Toutefois, nul « platonisme pour le peuple » (Nietzsche) chez Bloy, car cet Invisible est toujours, pour lui, le Christ lui-même, tel que le confesse le dogme de la Communion des Saints :

 

« Jésus est au centre de tout, il assume tout, il porte tout, il souffre tout. Il est impossible de frapper un être sans le frapper, d’humilier quelqu’un sans l’humilier, de maudire ou de tuer qui que ce soit sans le maudire ou le tuer lui-même. Le plus vil de tous les goujats est forcé d’emprunter le Visage du Christ pour recevoir un soufflet, de n’importe quelle main. Autrement, la claque ne pourrait jamais l’atteindre et resterait suspendue, dans l’intervalle des planètes, pendant les siècles des siècles, jusqu’à ce qu’elle eût rencontré la face qui pardonne [6] ».

Pascal Ide

[1] Léon Bloy, Mon journal, 1903, note du 12 septembre 1897, dans Journal, tome 1, éd. Pierre Glaudes, coll. « Bouquins », Paris, Robert Laffont, 1999, p. 210.

[2] Léon Bloy, Le mendiant ingrat, 1895, note du 3 décembre 1894, dans Journal, tome 1, éd. Pierre Glaudes, coll. « Bouquins », Paris, Robert Laffont, 1999, p. 124. Souligné par moi.

[3] Id., Celle qui pleure (Notre-Dame de la Salette), Paris, Mercure de France, 1908.

[4] Id., Dans les ténèbres, 1918, dans Essais et pamphlets, éd. Maxence Caron, coll. « Bouquins », Paris, Robert Laffont, 2017, p. 1314.

[5] Id., La Femme pauvre, Paris, Mercure de France, 1895, nouv. éd., 1962, p. 67.

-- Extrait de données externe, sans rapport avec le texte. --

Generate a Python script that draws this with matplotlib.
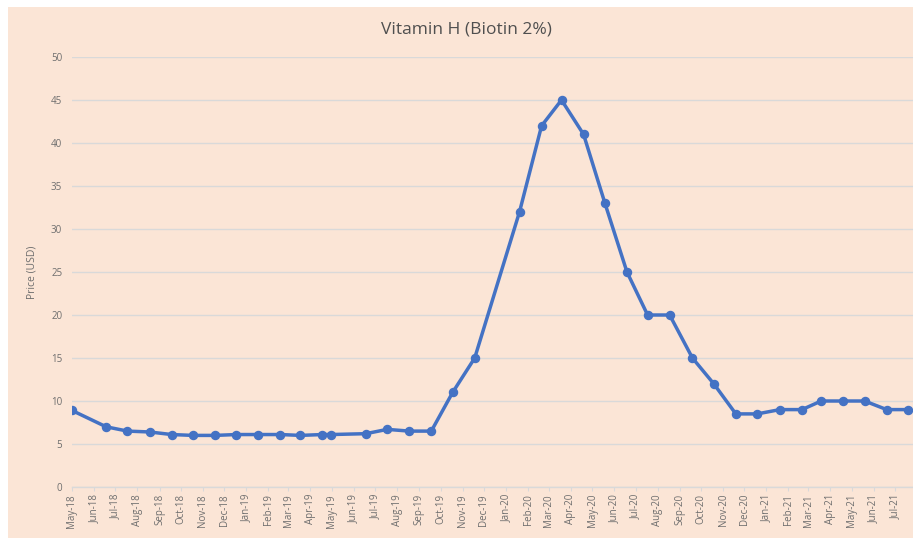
import matplotlib
matplotlib.use("Agg")
import matplotlib.pyplot as plt
import matplotlib.dates as mdates
import matplotlib.patches as mpatches
import pandas as pd

# ---- data ----
dates = ["2018-05-01", "2018-06-18", "2018-07-18", "2018-08-18", "2018-09-18",
         "2018-10-18", "2018-11-18", "2018-12-18", "2019-01-18", "2019-02-18",
         "2019-03-18", "2019-04-18", "2019-04-30", "2019-06-18", "2019-07-18",
         "2019-08-18", "2019-09-18", "2019-10-18", "2019-11-18", "2020-01-20",
         "2020-02-20", "2020-03-19", "2020-04-19", "2020-05-19", "2020-06-19",
         "2020-07-18", "2020-08-18", "2020-09-19", "2020-10-19", "2020-11-19",
         "2020-12-19", "2021-01-20", "2021-02-20", "2021-03-19", "2021-04-19",
         "2021-05-19", "2021-06-19", "2021-07-19"]
prices = [8.9, 7.0, 6.5, 6.4, 6.1,
          6.0, 6.0, 6.1, 6.1, 6.1,
          6.0, 6.1, 6.1, 6.2, 6.7,
          6.5, 6.5, 11.0, 15.0, 32.0,
          42.0, 45.0, 41.0, 33.0, 25.0,
          20.0, 20.0, 15.0, 12.0, 8.5,
          8.5, 9.0, 9.0, 10.0, 10.0,
          10.0, 9.0, 9.0]
title = "Vitamin H (Biotin 2%)"
y_label = "Price (USD)"
y_ticks = [0, 5, 10, 15, 20, 25, 30, 35, 40, 45, 50]

x = pd.to_datetime(dates)

plt.rcParams['font.family'] = ['Open Sans', 'DejaVu Sans']

bg = "#FBE5D6"
grey = "#6E6E6E"
fig = plt.figure(figsize=(9.13, 5.38), dpi=100)
fig.patch.set_facecolor("white")
# chart area background (white margin at top/left)
fig.patches.append(mpatches.Rectangle((8 / 913, 0), 1 - 8 / 913, 1 - 7 / 538,
                                      transform=fig.transFigure, facecolor=bg,
                                      edgecolor="none", zorder=-10))

ax = fig.add_axes([72 / 913, 1 - 487 / 538, 1 - 72 / 913, (487 - 57) / 538])
ax.set_facecolor(bg)

ax.plot(x, prices, color="#4472C4", lw=2.5, marker="o", markersize=5.8,
        solid_joinstyle="round", zorder=3)

ax.set_ylim(0, 50)
ax.set_yticks(y_ticks)
ax.set_xlim(pd.Timestamp("2018-05-01"), pd.Timestamp("2021-07-26"))
ax.xaxis.set_major_locator(mdates.MonthLocator(bymonthday=1))
ax.xaxis.set_major_formatter(mdates.DateFormatter("%b-%y"))

ax.grid(axis="y", color="#D9D9D9", lw=1.0)
ax.set_axisbelow(True)
for s in ["top", "right", "left"]:
    ax.spines[s].set_visible(False)
ax.spines["bottom"].set_color("#D9D9D9")
ax.spines["bottom"].set_linewidth(1.0)

ax.tick_params(axis="y", length=0, labelsize=7, labelcolor=grey, pad=7)
ax.tick_params(axis="x", length=3, color="#D9D9D9", labelsize=7,
               labelcolor=grey, labelrotation=90, pad=2)

ax.set_ylabel(y_label, fontsize=7.5, color=grey, labelpad=10)
fig.text(466 / 913, 1 - 29 / 538, title, ha="center", va="center",
         fontsize=12.5, color="#4F4F4F")

fig.savefig("out.png", dpi=100, facecolor=fig.get_facecolor())
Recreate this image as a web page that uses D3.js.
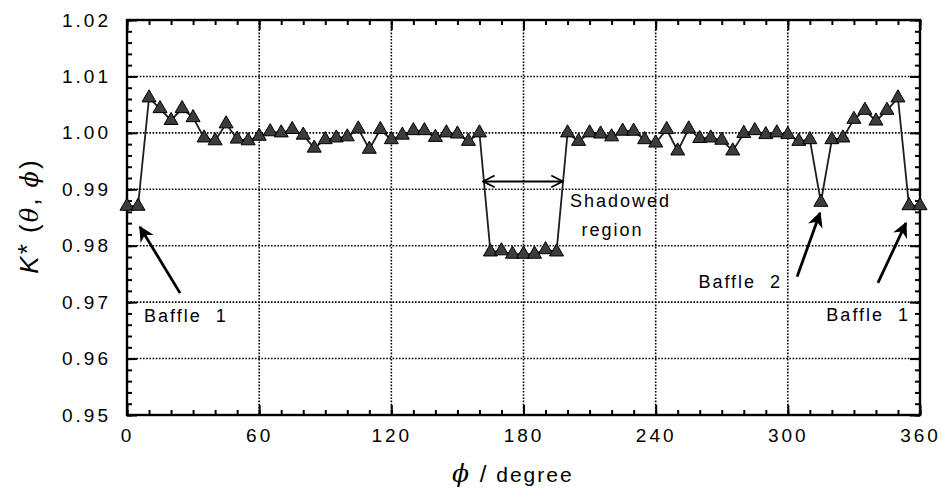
<!DOCTYPE html>
<html>
<head>
<meta charset="utf-8">
<script src="https://cdn.jsdelivr.net/npm/d3@7"></script>
<style>
  body { margin: 0; background: #fff; }
  svg { display: block; }
  text { font-family: "Liberation Sans", Arial, sans-serif; fill: #000; }
</style>
</head>
<body>
<div id="plot"></div>
<script>
// phi in degrees, measured every 5 degrees
var phi = d3.range(0, 361, 5);

// K*(theta, phi)
var kStar = [0.9870, 0.9870, 1.0062, 1.0043, 1.0022, 1.0043, 1.0027, 0.9991, 0.9986, 1.0016,
  0.9989, 0.9986, 0.9994, 1.0002, 1.0000, 1.0006, 0.9996, 0.9973, 0.9988, 0.9991,
  0.9993, 1.0007, 0.9971, 1.0006, 0.9988, 0.9996, 1.0004, 1.0004, 0.9992, 1.0000,
  0.9998, 0.9985, 1.0000, 0.9789, 0.9791, 0.9785, 0.9785, 0.9785, 0.9793, 0.9789,
  1.0000, 0.9985, 1.0000, 0.9998, 0.9993, 1.0003, 1.0003, 0.9988, 0.9982, 1.0006,
  0.9968, 1.0007, 0.9990, 0.9991, 0.9987, 0.9968, 0.9999, 1.0004, 0.9997, 1.0000,
  0.9997, 0.9985, 0.9988, 0.9877, 0.9988, 0.9991, 1.0024, 1.0040, 1.0021, 1.0040,
  1.0062, 0.9871, 0.9871];

var xTicks = [0, 60, 120, 180, 240, 300, 360];
var yTicks = [0.95, 0.96, 0.97, 0.98, 0.99, 1.00, 1.01, 1.02];
var xMinor = d3.range(0, 361, 10);
var yMinor = d3.range(0, 36).map(function(i) { return 0.95 + i * 0.002; });

// annotations in data units: [phi, value]
var arrows = [
  {from: [24.1, 0.9716], to: [5.9, 0.9833]},
  {from: [304.2, 0.9745], to: [314.6, 0.9858]},
  {from: [340.9, 0.9734], to: [353.6, 0.9840]}
];
var labels = [
  {text: "Baffle  1", at: [7.7, 0.9665], anchor: "start"},
  {text: "Baffle  2", at: [297.4, 0.9725], anchor: "end"},
  {text: "Baffle  1", at: [355.5, 0.9667], anchor: "end"},
  {text: "Shadowed", at: [201.1, 0.9869], anchor: "start"},
  {text: "region", at: [220.4, 0.9817], anchor: "middle"}
];
var shadowSpan = [161.6, 197.9, 0.9914];

var W = 941, H = 491;
var margin = {top: 20, right: 21, bottom: 76, left: 127},
    width = W - margin.left - margin.right,
    height = H - margin.top - margin.bottom;

var svg = d3.select("div#plot")
  .append("svg")
    .attr("width", W)
    .attr("height", H);

var defs = svg.append("defs");
defs.append("marker")
    .attr("id", "head")
    .attr("viewBox", "0 0 10 10")
    .attr("refX", 9).attr("refY", 5)
    .attr("markerWidth", 5.5).attr("markerHeight", 5.5)
    .attr("markerUnits", "strokeWidth")
    .attr("orient", "auto")
  .append("path")
    .attr("d", "M0,0 L10,5 L0,10 L3,5 Z")
    .attr("fill", "#000");
defs.append("marker")
    .attr("id", "open")
    .attr("viewBox", "0 0 12 12")
    .attr("refX", 11).attr("refY", 6)
    .attr("markerWidth", 7).attr("markerHeight", 7)
    .attr("markerUnits", "strokeWidth")
    .attr("orient", "auto-start-reverse")
  .append("path")
    .attr("d", "M1,1 L11,6 L1,11")
    .attr("fill", "none")
    .attr("stroke", "#000")
    .attr("stroke-width", 1.5);

var x = d3.scaleLinear().domain([0, 360]).range([margin.left, margin.left + width]);
var y = d3.scaleLinear().domain([0.95, 1.02]).range([margin.top + height, margin.top]);

// dotted grid
var grid = svg.append("g").attr("stroke", "#000").attr("stroke-width", 1.6)
  .attr("stroke-dasharray", "1.6,1.6");
grid.selectAll(".gx").data(xTicks.slice(1, -1)).enter().append("line")
  .attr("x1", function(d) { return x(d); }).attr("x2", function(d) { return x(d); })
  .attr("y1", y(0.95)).attr("y2", y(1.02));
grid.selectAll(".gy").data(yTicks.slice(1, -1)).enter().append("line")
  .attr("x1", x(0)).attr("x2", x(360))
  .attr("y1", function(d) { return y(d); }).attr("y2", function(d) { return y(d); });

// axes, ticks pointing inward
function styleAxis(g) {
  g.select(".domain").remove();
  g.selectAll(".tick line").attr("stroke", "#000").attr("stroke-width", 2);
  g.selectAll(".tick text")
    .style("font-size", "19px")
    .style("letter-spacing", "3px");
}

svg.append("g").attr("transform", "translate(0," + y(0.95) + ")")
  .call(d3.axisBottom(x).tickValues(xMinor).tickSize(-5).tickFormat(""))
  .call(styleAxis);
svg.append("g").attr("transform", "translate(0," + y(0.95) + ")")
  .call(d3.axisBottom(x).tickValues(xTicks).tickSize(-10).tickPadding(14).tickFormat(d3.format("d")))
  .call(styleAxis);
svg.append("g").attr("transform", "translate(0," + y(1.02) + ")")
  .call(d3.axisTop(x).tickValues(xMinor).tickSize(-5).tickFormat(""))
  .call(styleAxis);
svg.append("g").attr("transform", "translate(0," + y(1.02) + ")")
  .call(d3.axisTop(x).tickValues(xTicks).tickSize(-10).tickFormat(""))
  .call(styleAxis);

svg.append("g").attr("transform", "translate(" + x(0) + ",0)")
  .call(d3.axisLeft(y).tickValues(yMinor).tickSize(-5).tickFormat(""))
  .call(styleAxis);
svg.append("g").attr("transform", "translate(" + x(0) + ",0)")
  .call(d3.axisLeft(y).tickValues(yTicks).tickSize(-10).tickPadding(16).tickFormat(d3.format(".2f")))
  .call(styleAxis);
svg.append("g").attr("transform", "translate(" + x(360) + ",0)")
  .call(d3.axisRight(y).tickValues(yMinor).tickSize(-5).tickFormat(""))
  .call(styleAxis);
svg.append("g").attr("transform", "translate(" + x(360) + ",0)")
  .call(d3.axisRight(y).tickValues(yTicks).tickSize(-10).tickFormat(""))
  .call(styleAxis);

// frame
svg.append("rect")
  .attr("x", x(0)).attr("y", y(1.02))
  .attr("width", x(360) - x(0)).attr("height", y(0.95) - y(1.02))
  .attr("fill", "none").attr("stroke", "#000").attr("stroke-width", 2.4);

// data line and triangle markers
var data = phi.map(function(p, i) { return {phi: p, k: kStar[i]}; });

svg.append("path")
  .datum(data)
  .attr("fill", "none")
  .attr("stroke", "#1e1e1e")
  .attr("stroke-width", 1.8)
  .attr("d", d3.line()
    .x(function(d) { return x(d.phi); })
    .y(function(d) { return y(d.k); }));

svg.selectAll(".point")
  .data(data)
  .enter().append("path")
  .attr("class", "point")
  .attr("transform", function(d) { return "translate(" + x(d.phi) + "," + y(d.k) + ")"; })
  .attr("d", d3.symbol().type(d3.symbolTriangle).size(85))
  .attr("fill", "#3c3c3c")
  .attr("stroke", "#000")
  .attr("stroke-width", 1);

// annotations
svg.selectAll(".arrow")
  .data(arrows)
  .enter().append("line")
  .attr("class", "arrow")
  .attr("x1", function(d) { return x(d.from[0]); })
  .attr("y1", function(d) { return y(d.from[1]); })
  .attr("x2", function(d) { return x(d.to[0]); })
  .attr("y2", function(d) { return y(d.to[1]); })
  .attr("stroke", "#000")
  .attr("stroke-width", 2.8)
  .attr("marker-end", "url(#head)");

svg.append("line")
  .attr("x1", x(shadowSpan[0])).attr("x2", x(shadowSpan[1]))
  .attr("y1", y(shadowSpan[2])).attr("y2", y(shadowSpan[2]))
  .attr("stroke", "#000").attr("stroke-width", 2)
  .attr("marker-start", "url(#open)")
  .attr("marker-end", "url(#open)");

svg.selectAll(".note")
  .data(labels)
  .enter().append("text")
  .attr("class", "note")
  .attr("x", function(d) { return x(d.at[0]); })
  .attr("y", function(d) { return y(d.at[1]); })
  .attr("text-anchor", function(d) { return d.anchor; })
  .style("font-size", "18px")
  .style("letter-spacing", "2px")
  .style("white-space", "pre")
  .text(function(d) { return d.text; });

// axis titles
var xt = svg.append("text")
  .attr("x", 452).attr("y", 482)
  .style("font-size", "21px")
  .style("letter-spacing", "2px");
xt.append("tspan")
  .style("font-family", "'DejaVu Serif', serif")
  .style("font-style", "italic")
  .style("font-size", "25px")
  .text("\u03d5");
xt.append("tspan").style("white-space", "pre").style("font-size", "24px").text(" /");
xt.append("tspan").style("white-space", "pre").text(" degree");

var yt = svg.append("text")
  .attr("transform", "translate(38,216) rotate(-90)")
  .attr("text-anchor", "middle")
  .style("font-size", "26px")
  .style("letter-spacing", "2px")
  .style("white-space", "pre");
yt.append("tspan").style("font-style", "italic").text("K");
yt.append("tspan").attr("dy", -2).text("*");
yt.append("tspan").attr("dy", 2).text(" (");
yt.append("tspan").style("font-family", "'DejaVu Serif', serif").style("font-style", "italic").style("font-size", "24px").text("\u03b8");
yt.append("tspan").text(", ");
yt.append("tspan").style("font-family", "'DejaVu Serif', serif").style("font-style", "italic").style("font-size", "24px").text("\u03d5");
yt.append("tspan").text(")");
</script>
</body>
</html>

[6] Léon Bloy, 3 décembre 1894, cité par Michel Sales, Le corps de l’Église, Paris, Fayard-Communio, 1989, p. 254. J’ajouterai qu’à cette union synchronique, le Christ ajoute une union diachronique tout aussi mystérieuse qui seule donne son sens dernier à l’histoire et sa place à ses invisibles acteurs : « L’Histoire est comme un immense Texte liturgique où les iota et les points valent autant que des versets ou des chapitres entiers, mais l’impotance des uns et des autres est indéterminable et profondément cachée. Si donc je pense que Napoléon pourrait bien être un iota rutilant de gloire, je suis forcé de me dire, en même temps, que la bataille de Friedland, par exemple, a bien pu être gagnée par une petite fille de trois ans ou un centenaire vagabond demandant à Dieu que sa Volonté fût accomplie sur la terre aussi bien qu’au ciel » (Id., L’âme de Napoléon, 1912, coll. « L’imaginaire », Paris, Gallimard, 1983, p. 15).